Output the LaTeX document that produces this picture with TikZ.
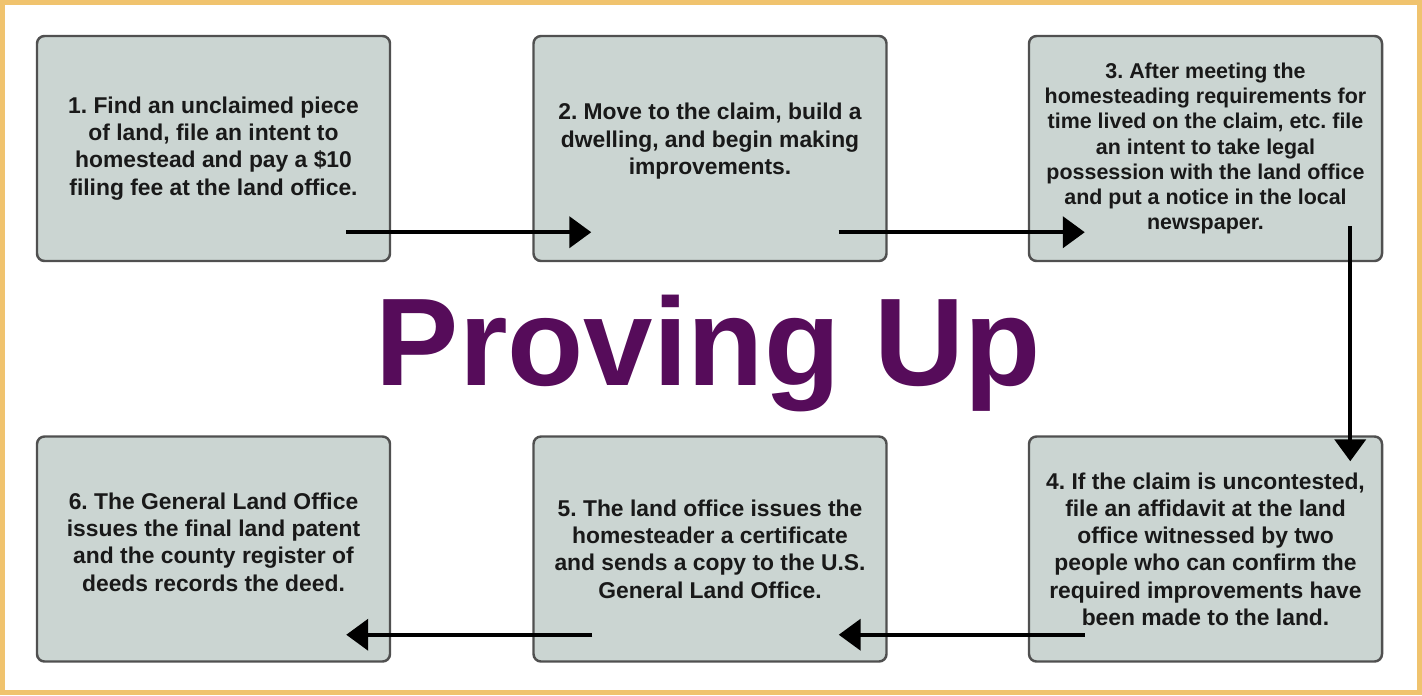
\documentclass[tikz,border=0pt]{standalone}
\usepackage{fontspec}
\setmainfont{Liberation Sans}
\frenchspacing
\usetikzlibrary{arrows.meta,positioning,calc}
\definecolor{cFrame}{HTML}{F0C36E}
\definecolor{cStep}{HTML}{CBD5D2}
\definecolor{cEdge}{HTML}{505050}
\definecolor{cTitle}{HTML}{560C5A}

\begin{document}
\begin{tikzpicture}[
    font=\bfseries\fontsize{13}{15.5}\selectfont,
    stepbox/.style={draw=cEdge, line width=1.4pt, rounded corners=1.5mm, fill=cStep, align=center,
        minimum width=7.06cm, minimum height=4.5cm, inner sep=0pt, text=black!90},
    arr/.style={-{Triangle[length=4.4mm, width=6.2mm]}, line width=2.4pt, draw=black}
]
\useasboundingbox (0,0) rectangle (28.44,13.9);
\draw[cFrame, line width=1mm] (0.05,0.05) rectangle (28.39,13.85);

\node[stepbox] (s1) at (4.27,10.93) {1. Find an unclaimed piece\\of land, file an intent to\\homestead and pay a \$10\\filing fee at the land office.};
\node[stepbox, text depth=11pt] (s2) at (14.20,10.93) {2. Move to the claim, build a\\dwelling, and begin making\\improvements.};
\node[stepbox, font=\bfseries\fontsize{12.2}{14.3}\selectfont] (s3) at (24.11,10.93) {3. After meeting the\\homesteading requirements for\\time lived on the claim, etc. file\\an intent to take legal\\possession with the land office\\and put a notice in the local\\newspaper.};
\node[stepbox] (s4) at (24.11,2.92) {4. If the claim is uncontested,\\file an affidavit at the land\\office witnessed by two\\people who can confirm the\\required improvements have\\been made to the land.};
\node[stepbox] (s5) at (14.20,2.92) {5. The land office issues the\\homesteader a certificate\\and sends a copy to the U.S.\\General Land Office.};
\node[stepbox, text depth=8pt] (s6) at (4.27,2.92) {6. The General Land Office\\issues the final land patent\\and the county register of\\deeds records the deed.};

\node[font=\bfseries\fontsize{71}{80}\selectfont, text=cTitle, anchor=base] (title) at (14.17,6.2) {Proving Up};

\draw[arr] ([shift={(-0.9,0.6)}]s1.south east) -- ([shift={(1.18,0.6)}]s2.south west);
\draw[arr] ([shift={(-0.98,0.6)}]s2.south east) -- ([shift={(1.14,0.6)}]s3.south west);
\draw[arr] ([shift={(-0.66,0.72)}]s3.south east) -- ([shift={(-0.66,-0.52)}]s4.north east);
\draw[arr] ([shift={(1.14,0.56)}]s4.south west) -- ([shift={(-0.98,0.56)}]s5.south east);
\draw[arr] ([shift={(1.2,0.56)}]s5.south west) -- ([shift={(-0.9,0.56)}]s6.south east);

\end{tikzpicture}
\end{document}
===
◆ STATED PROBLEM: Reproduce each line exactly as it appears, omitting the pictures.

◆ THE RESULT:
Output the LaTeX document that produces this picture with TikZ.
\documentclass[tikz,border=0pt]{standalone}
\usepackage{fontspec}
\setmainfont{Liberation Sans}
\frenchspacing
\usetikzlibrary{arrows.meta,positioning,calc}
\definecolor{cFrame}{HTML}{F0C36E}
\definecolor{cStep}{HTML}{CBD5D2}
\definecolor{cEdge}{HTML}{505050}
\definecolor{cTitle}{HTML}{560C5A}

\begin{document}
\begin{tikzpicture}[
    font=\bfseries\fontsize{13}{15.5}\selectfont,
    stepbox/.style={draw=cEdge, line width=1.4pt, rounded corners=1.5mm, fill=cStep, align=center,
        minimum width=7.06cm, minimum height=4.5cm, inner sep=0pt, text=black!90},
    arr/.style={-{Triangle[length=4.4mm, width=6.2mm]}, line width=2.4pt, draw=black}
]
\useasboundingbox (0,0) rectangle (28.44,13.9);
\draw[cFrame, line width=1mm] (0.05,0.05) rectangle (28.39,13.85);

\node[stepbox] (s1) at (4.27,10.93) {1. Find an unclaimed piece\\of land, file an intent to\\homestead and pay a \$10\\filing fee at the land office.};
\node[stepbox, text depth=11pt] (s2) at (14.20,10.93) {2. Move to the claim, build a\\dwelling, and begin making\\improvements.};
\node[stepbox, font=\bfseries\fontsize{12.2}{14.3}\selectfont] (s3) at (24.11,10.93) {3. After meeting the\\homesteading requirements for\\time lived on the claim, etc. file\\an intent to take legal\\possession with the land office\\and put a notice in the local\\newspaper.};
\node[stepbox] (s4) at (24.11,2.92) {4. If the claim is uncontested,\\file an affidavit at the land\\office witnessed by two\\people who can confirm the\\required improvements have\\been made to the land.};
\node[stepbox] (s5) at (14.20,2.92) {5. The land office issues the\\homesteader a certificate\\and sends a copy to the U.S.\\General Land Office.};
\node[stepbox, text depth=8pt] (s6) at (4.27,2.92) {6. The General Land Office\\issues the final land patent\\and the county register of\\deeds records the deed.};

\node[font=\bfseries\fontsize{71}{80}\selectfont, text=cTitle, anchor=base] (title) at (14.17,6.2) {Proving Up};

\draw[arr] ([shift={(-0.9,0.6)}]s1.south east) -- ([shift={(1.18,0.6)}]s2.south west);
\draw[arr] ([shift={(-0.98,0.6)}]s2.south east) -- ([shift={(1.14,0.6)}]s3.south west);
\draw[arr] ([shift={(-0.66,0.72)}]s3.south east) -- ([shift={(-0.66,-0.52)}]s4.north east);
\draw[arr] ([shift={(1.14,0.56)}]s4.south west) -- ([shift={(-0.98,0.56)}]s5.south east);
\draw[arr] ([shift={(1.2,0.56)}]s5.south west) -- ([shift={(-0.9,0.56)}]s6.south east);

\end{tikzpicture}
\end{document}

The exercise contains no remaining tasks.